Species Distribution Modelling under Climate Change Scenarios for Maritime Pine (Pinus pinaster Aiton) in Portugal

To date, a variety of species potential distribution mapping approaches have been used, and the agreement in maps produced with different methodological approaches should be assessed. The aims of this study were: (1) to model Maritime pine potential distributions for the present and for the future under two climate change scenarios using the machine learning Maximum Entropy algorithm (MaxEnt); (2) to update the species ecological envelope maps using the same environmental data set and climate change scenarios; and (3) to perform an agreement analysis for the species distribution maps produced with both methodological approaches. The species distribution maps produced by each of the methodological approaches under study were reclassified into presence-absence binary maps of species to perform the agreement analysis.

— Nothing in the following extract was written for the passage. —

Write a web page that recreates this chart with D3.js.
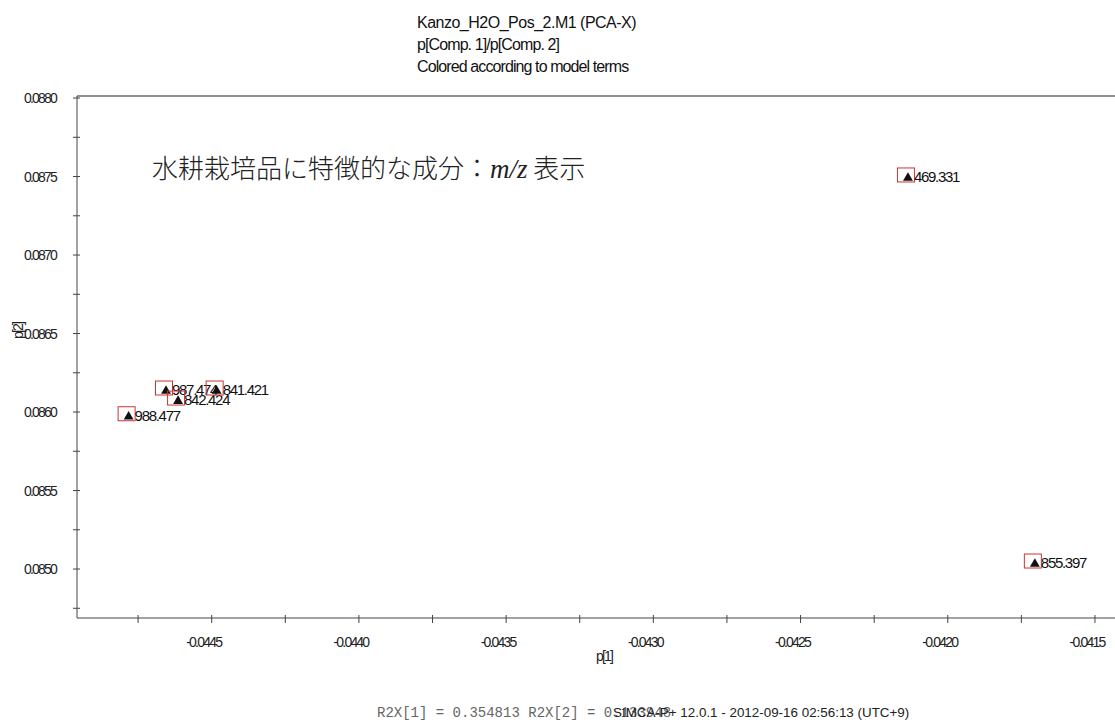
<!DOCTYPE html>
<html>
<head>
<meta charset="utf-8">
<script src="https://cdn.jsdelivr.net/npm/d3@7"></script>
<style>
  html, body { margin: 0; padding: 0; background: #fff; }
  svg { display: block; }
  .tick-label { font-family: "Liberation Sans", Arial, sans-serif; font-size: 14px; letter-spacing: -1.8px; fill: #222; }
  .point-label { font-family: "Liberation Sans", Arial, sans-serif; font-size: 15px; letter-spacing: -1.3px; fill: #111; }
</style>
</head>
<body>
<svg id="chart" width="1115" height="724"></svg>
<script>
// Loading vectors: m/z labels and their p[1] / p[2] coordinates
const labels = ["469.331", "855.397", "987.474", "842.424", "841.421", "988.477"];
const p1 = [-0.042142, -0.041711, -0.044662, -0.044621, -0.044490, -0.044789];
const p2 = [0.087510, 0.085051, 0.086153, 0.086089, 0.086153, 0.085989];

const xTicks = [-0.0445, -0.0440, -0.0435, -0.0430, -0.0425, -0.0420, -0.0415];
const yTicks = [0.0850, 0.0855, 0.0860, 0.0865, 0.0870, 0.0875, 0.0880];
const xDomain = [-0.0449575, -0.041432];
const yDomain = [0.084688, 0.088013];

const titleLines = ["Kanzo_H2O_Pos_2.M1 (PCA-X)", "p[Comp. 1]/p[Comp. 2]", "Colored according to model terms"];

const svg = d3.select("#chart");
const plotLeft = 77, plotRight = 1115, plotTop = 96, plotBottom = 618;

const x = d3.scaleLinear().domain(xDomain).range([plotLeft, plotRight]);
const y = d3.scaleLinear().domain(yDomain).range([plotBottom, plotTop]);

// Title block
svg.append("g").selectAll("text").data(titleLines).join("text")
  .attr("x", 417).attr("y", (d, i) => 28 + i * 22)
  .attr("font-family", "'Liberation Sans', Arial, sans-serif")
  .attr("font-size", 16).attr("letter-spacing", (d, i) => i === 0 ? -0.5 : -0.9).attr("fill", "#111")
  .text(d => d);

// Top frame line
svg.append("line").attr("x1", plotLeft).attr("x2", plotRight).attr("y1", plotTop).attr("y2", plotTop)
  .attr("stroke", "#222").attr("stroke-width", 1);

// Minor tick positions (halfway between labelled ticks)
const xMinor = d3.range(-0.04475, -0.0414, 0.0005);
const yMinor = d3.range(0.08475, 0.0880, 0.0005);

// X axis
const gx = svg.append("g").attr("transform", `translate(0,${plotBottom})`);
gx.append("line").attr("x1", plotLeft).attr("x2", plotRight).attr("stroke", "#444");
gx.selectAll("line.t").data(xTicks.concat(xMinor)).join("line").attr("class", "t")
  .attr("x1", d => x(d)).attr("x2", d => x(d)).attr("y1", -3).attr("y2", 5)
  .attr("stroke", "#444");
gx.selectAll("text").data(xTicks).join("text").attr("class", "tick-label")
  .attr("x", d => x(d) - 8).attr("y", 29).attr("text-anchor", "middle")
  .text(d => d3.format(".4f")(d).replace("−", "-"));

// Y axis
const gy = svg.append("g").attr("transform", `translate(${plotLeft},0)`);
gy.append("line").attr("y1", plotTop).attr("y2", plotBottom).attr("stroke", "#444");
gy.selectAll("line.t").data(yTicks.concat(yMinor)).join("line").attr("class", "t")
  .attr("y1", d => y(d)).attr("y2", d => y(d)).attr("x1", -4).attr("x2", 3)
  .attr("stroke", "#444");
gy.selectAll("text").data(yTicks).join("text").attr("class", "tick-label")
  .attr("x", -21).attr("y", d => y(d) + 5).attr("text-anchor", "end")
  .text(d => d3.format(".4f")(d));

// Axis titles
svg.append("text").attr("x", 604).attr("y", 661).attr("text-anchor", "middle")
  .attr("class", "tick-label").text("p[1]");
svg.append("text").attr("transform", "translate(23,331) rotate(-90)")
  .attr("text-anchor", "middle").attr("class", "tick-label").text("p[2]");

// Annotation
const note = svg.append("text").attr("x", 152).attr("y", 178)
  .attr("font-family", "'Noto Sans CJK JP', sans-serif").attr("font-size", 26)
  .attr("font-weight", 300).attr("fill", "#222");
note.append("tspan").text("水耕栽培品に特徴的な成分：");
note.append("tspan").attr("font-family", "'Liberation Serif', serif").attr("font-style", "italic")
  .attr("font-size", 27).text("m/z");
note.append("tspan").text(" 表示");

// Points
const pts = labels.map((l, i) => ({ label: l, p1: p1[i], p2: p2[i] }));
const gp = svg.append("g");
const pg = gp.selectAll("g").data(pts).join("g")
  .attr("transform", d => `translate(${x(d.p1)},${y(d.p2)})`);
pg.append("rect").attr("x", -8.5).attr("y", -7).attr("width", 17).attr("height", 14)
  .attr("fill", "none").attr("stroke", "#cc3333").attr("stroke-width", 1);
pg.append("path").attr("d", d3.symbol(d3.symbolTriangle, 42)())
  .attr("transform", "translate(2,3)").attr("fill", "#111");
pg.append("text").attr("x", 8).attr("y", 7).attr("class", "point-label")
  .text(d => d.label);

// Footer
svg.append("text").attr("x", 377).attr("y", 717)
  .attr("font-family", "'Liberation Mono', 'DejaVu Sans Mono', monospace")
  .attr("font-size", 14).attr("fill", "#666")
  .text("R2X[1] = 0.354813 R2X[2] = 0.133948");
svg.append("text").attr("x", 613).attr("y", 717)
  .attr("font-family", "'Liberation Sans', Arial, sans-serif")
  .attr("font-size", 13.4).attr("fill", "#222")
  .text("SIMCA-P+ 12.0.1 - 2012-09-16 02:56:13 (UTC+9)");
</script>
</body>
</html>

The results showed that the MaxEnt-predicted map for the present matched well the species' current distribution, but the species ecological envelope map, also for the present, was closer to the species' empiric potential distribution. Climate change impacts on the species' future distributions maps using the MaxEnt were moderate, but areas were relocated. The 47.3% suitability area (regular-medium-high), in the present, increased in future climate change scenarios to 48.7%-48.3%. Conversely, the impacts in species ecological envelopes maps were higher and with greater future losses than the latter. The 76.5% suitability area (regular-favourable-optimum), in the present, decreased in future climate change scenarios to 58.2%-51.6%. The two approaches combination resulted in a 44% concordance for the species occupancy in the present, decreasing around 30%-35% in the future under the climate change scenarios. Both methodologies proved to be complementary to set species' best suitability areas, which are key as support decision tools for planning afforestation and forest management to attain fire-resilient landscapes, enhanced forest ecosystems biodiversity, functionality and productivity.